What singlet are you referring to? If the molecule is 2,4-dimethyl-penta-3-one, then you don't have singlets at all. It's basically a ketone with two isopropyl substituents. So the only protons are two equivalent tertiary ones and twelve equivalent methyl ones.



That signal does correspond to four protons. You should realize that the integrations are useful only for giving ratios of protons and not absolute numbers - especially when molecules have symmetry. So in this case, you have p-methoxy anisole, which is a benzene ring with two methoxy groups para to each other. The axis of symmetry runs straight through the middle of the ring.
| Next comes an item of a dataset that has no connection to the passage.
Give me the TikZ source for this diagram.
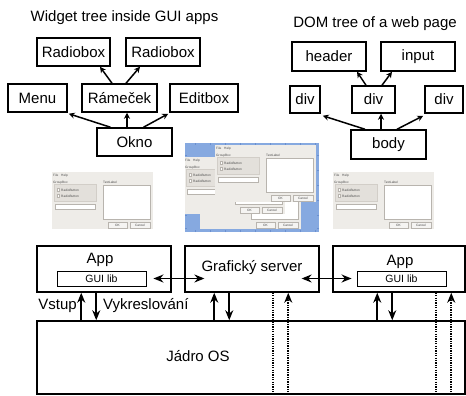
\documentclass[tikz,border=0pt]{standalone}
\usepackage{fontspec}
\setmainfont{Liberation Sans}
\usetikzlibrary{arrows.meta}
\definecolor{dlgbg}{HTML}{EEECE8}
\definecolor{grpbg}{HTML}{E3E0DB}
\definecolor{grpln}{HTML}{D2CEC8}
\definecolor{btnbg}{HTML}{F5F4F2}
\definecolor{btnln}{HTML}{B8B4AE}
\definecolor{deskblue}{HTML}{86A9E0}
\definecolor{tickblue}{HTML}{6A8FCF}
% #3 = 1: draw upper-left texts; #4 = 1: draw TextLabel text
\newcommand\dlgwin[4]{%
\begin{scope}[shift={(#1,#2)}]
 \fill[dlgbg] (0,0) rectangle (101,57);
 \ifnum#3=1
 \node[tinyt, anchor=base west] (mf) at (1,4) {File};
 \node[tinyt, anchor=base west] (mh) at (9,4) {Help};
 \node[tinyt, anchor=base west] (gb) at (1,11) {GroupBox};
 \fi
 \filldraw[fill=grpbg, draw=grpln, line width=0.3pt] (2,12.5) rectangle (44,29);
 \filldraw[fill=white, draw=btnln, line width=0.25pt] (5,16.5) rectangle (7.5,19);
 \filldraw[fill=white, draw=btnln, line width=0.25pt] (5,22.5) rectangle (7.5,25);
 \ifnum#3=1
 \node[tinyt, anchor=base west] (rb1) at (9,19.3) {RadioButton};
 \node[tinyt, anchor=base west] (rb2) at (9,25.3) {RadioButton};
 \fi
 \filldraw[fill=white, draw=btnln, line width=0.3pt] (3,32) rectangle (43,37);
 \ifnum#4=1
 \node[tinyt, anchor=base west] (tl) at (51,11) {TextLabel};
 \fi
 \filldraw[fill=white, draw=btnln, line width=0.3pt] (51,13.5) rectangle (98,47);
 \filldraw[fill=btnbg, draw=btnln, line width=0.3pt] (56,50) rectangle (75,56);
 \filldraw[fill=btnbg, draw=btnln, line width=0.3pt] (78,50) rectangle (98,56);
 \node[tinyt] (ok) at (65.5,53) {OK};
 \node[tinyt] (cn) at (88,53) {Cancel};
\end{scope}}
\begin{document}
\begin{tikzpicture}[x=1pt,y=-1pt,
  tinyt/.style={inner sep=0pt, font=\fontsize{3.2}{3.5}\selectfont, text=black!70},
  tbox/.style={draw, line width=1.5pt, inner sep=0pt, font=\fontsize{15}{18}\selectfont},
  lbl/.style={inner sep=0pt, font=\fontsize{15}{18}\selectfont},
  smallbox/.style={draw, line width=0.9pt, inner sep=0pt, font=\fontsize{10.5}{12}\selectfont},
  tarr/.style={line width=1.5pt, -{Stealth[length=6pt,width=6pt]}},
  barr/.style={line width=1.6pt, -{Stealth[length=10pt,width=8pt]}},
  dbl/.style={line width=1.5pt, {Stealth[length=10pt,width=8pt]}-{Stealth[length=10pt,width=8pt]}},
  dotl/.style={line width=1.6pt, dash pattern=on 1.3pt off 1.1pt}
]
\useasboundingbox (0,0) rectangle (466,396);

% ---------- Widget tree ----------
\node[lbl, anchor=base] (wt) at (124.5,21.5) {Widget tree inside GUI apps};
\node[tbox, minimum width=73pt, minimum height=28pt] (r1) at (73.5,52) {Radiobox};
\node[tbox, minimum width=74pt, minimum height=28pt] (r2) at (163,52) {Radiobox};
\node[tbox, minimum width=59pt, minimum height=28pt] (menu) at (37.5,98) {Menu};
\node[tbox, minimum width=75pt, minimum height=28pt] (ram) at (119.5,98) {Rámeček};
\node[tbox, minimum width=68pt, minimum height=28pt] (edit) at (204,98) {Editbox};
\node[tbox, minimum width=75pt, minimum height=28pt] (okno) at (134.5,142) {Okno};
\draw[tarr] ([xshift=-24pt]okno.north) -- ([xshift=1pt,yshift=-1pt]menu.south east);
\draw[tarr] ([xshift=-7.5pt]okno.north) -- ([xshift=7.5pt]ram.south);
\draw[tarr] ([xshift=9pt]okno.north) -- ([xshift=-1pt,yshift=-1pt]edit.south west);
\draw[tarr] ([xshift=-7.5pt]ram.north) -- ([xshift=26.5pt]r1.south);
\draw[tarr] ([xshift=6.5pt]ram.north) -- ([xshift=-23pt]r2.south);

% ---------- DOM tree ----------
\node[lbl, anchor=base] (dt) at (375,28) {DOM tree of a web page};
\node[tbox, minimum width=74pt, minimum height=29pt] (hdr) at (329,56.5) {header};
\node[tbox, minimum width=74pt, minimum height=29pt] (inp) at (418,56.5) {input};
\node[tbox, minimum width=30pt, minimum height=27pt] (d1) at (305,99.5) {div};
\node[tbox, minimum width=43pt, minimum height=27pt] (d2) at (373.5,99.5) {div};
\node[tbox, minimum width=38pt, minimum height=27pt] (d3) at (444,99.5) {div};
\node[tbox, minimum width=75pt, minimum height=29pt] (body) at (388.5,144.5) {body};
\draw[tarr] ([xshift=-23.5pt]body.north) -- ([xshift=2pt,yshift=-2pt]d1.south east);
\draw[tarr] ([xshift=-7.5pt]body.north) -- ([xshift=7.5pt]d2.south);
\draw[tarr] ([xshift=8.5pt]body.north) -- ([xshift=-1pt,yshift=-2pt]d3.south west);
\draw[tarr] ([xshift=-7.5pt]d2.north) -- ([xshift=28pt]hdr.south);
\draw[tarr] ([xshift=8.5pt]d2.north) -- ([xshift=-26pt]inp.south);

% ---------- Screenshots ----------
\dlgwin{52}{172}{1}{1}
\dlgwin{333}{172}{1}{1}
\fill[deskblue] (185,143) rectangle (319,232);
\foreach \tx in {195,210,225,240,255,270,285,300,315}{
  \draw[tickblue, line width=0.5pt] (\tx,143) -- (\tx,145);
  \draw[tickblue, line width=0.5pt] (\tx,232) -- (\tx,230);
}
\foreach \ty in {155,170,185,200,215,228}{
  \draw[tickblue, line width=0.5pt] (185,\ty) -- (187,\ty);
  \draw[tickblue, line width=0.5pt] (319,\ty) -- (317,\ty);
}
\begin{scope}
\clip (185,143) rectangle (319,232);
\dlgwin{200}{172}{0}{0}
\dlgwin{184}{157}{1}{0}
\dlgwin{215}{145}{1}{1}
\end{scope}

% ---------- System ----------
\node[tbox, minimum width=134pt, minimum height=46pt] (appL) at (104,269) {};
\node[lbl, anchor=base] (appLt) at (100,263) {App};
\node[smallbox, minimum width=89pt, minimum height=15pt] (guiL) at (101.5,278.5) {GUI lib};
\node[tbox, minimum width=134pt, minimum height=46pt] (srv) at (252,269) {};
\node[lbl] (srvt) at (252,268) {Grafický server};
\node[tbox, minimum width=132pt, minimum height=46pt] (appR) at (399,269) {};
\node[lbl, anchor=base] (appRt) at (400,265) {App};
\node[smallbox, minimum width=89pt, minimum height=15pt] (guiR) at (401.5,278.5) {GUI lib};
\node[tbox, minimum width=428pt, minimum height=73pt] (os) at (251,357.5) {};
\node[lbl] (ost) at (198,356) {Jádro OS};

\draw[dbl] ([xshift=7pt]guiL.east) -- ([xshift=3pt]srvt.west |- guiL.east);
\draw[dbl] ([xshift=-1pt]srvt.east |- guiR.west) -- ([xshift=-5pt]guiR.west);

\draw[barr] ([xshift=45pt]appL.south west |- os.north) -- ([xshift=45pt]appL.south west);
\draw[barr] ([xshift=60pt]appL.south west) -- ([xshift=60pt]appL.south west |- os.north);
\draw[barr] ([xshift=30pt]srv.south west |- os.north) -- ([xshift=30pt]srv.south west);
\draw[barr] ([xshift=45pt]srv.south west) -- ([xshift=45pt]srv.south west |- os.north);
\draw[barr] ([xshift=45pt]appR.south west |- os.north) -- ([xshift=45pt]appR.south west);
\draw[barr] ([xshift=60pt]appR.south west) -- ([xshift=60pt]appR.south west |- os.north);

\coordinate (s1) at ([xshift=89pt]srv.south west);
\coordinate (s2) at ([xshift=104pt]srv.south west);
\coordinate (a1) at ([xshift=104pt]appR.south west);
\coordinate (a2) at ([xshift=119pt]appR.south west);
\draw[dotl] (s1) -- (s1 |- os.south);
\draw[dotl, -{Stealth[length=10pt,width=8pt]}] (s2 |- os.south) -- (s2);
\draw[dotl] (a1) -- (a1 |- os.south);
\draw[dotl, -{Stealth[length=10pt,width=8pt]}] (a2 |- os.south) -- (a2);

\node[lbl, anchor=base east] (vst) at (77,309) {Vstup};
\node[lbl, anchor=base west] (vyk) at (103,309) {Vykreslování};
\end{tikzpicture}
\end{document}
So the methoxy protons are equivalent and will give the same signal and the pair of benzene protons are equivalent to each other and will give the same signal. So the integration will be in a ratio of 4:6 benzene:methoxy or any multiple of this.
Wow, thank you for such a rapid response! That makes a lot of sense - the two equivalent tertiary protons would display a 2H septet peak and the twelve equivalent methyl protons would display a 12H doublet peak. For some reason, I thought the two tertiary protons would also display a 2H singlet peak to represent the lack of protons on the carbonyl carbon but I'm starting to realize now that that sort of reasoning most likely stemmed from trying to cram a chapter at 2 in the morning haha.

And that's a great point regarding the integrations. TBR hadn't listed that the integrals represent ratios and not absolute numbers so that's a major help!

Thanks once again for all of the help bud!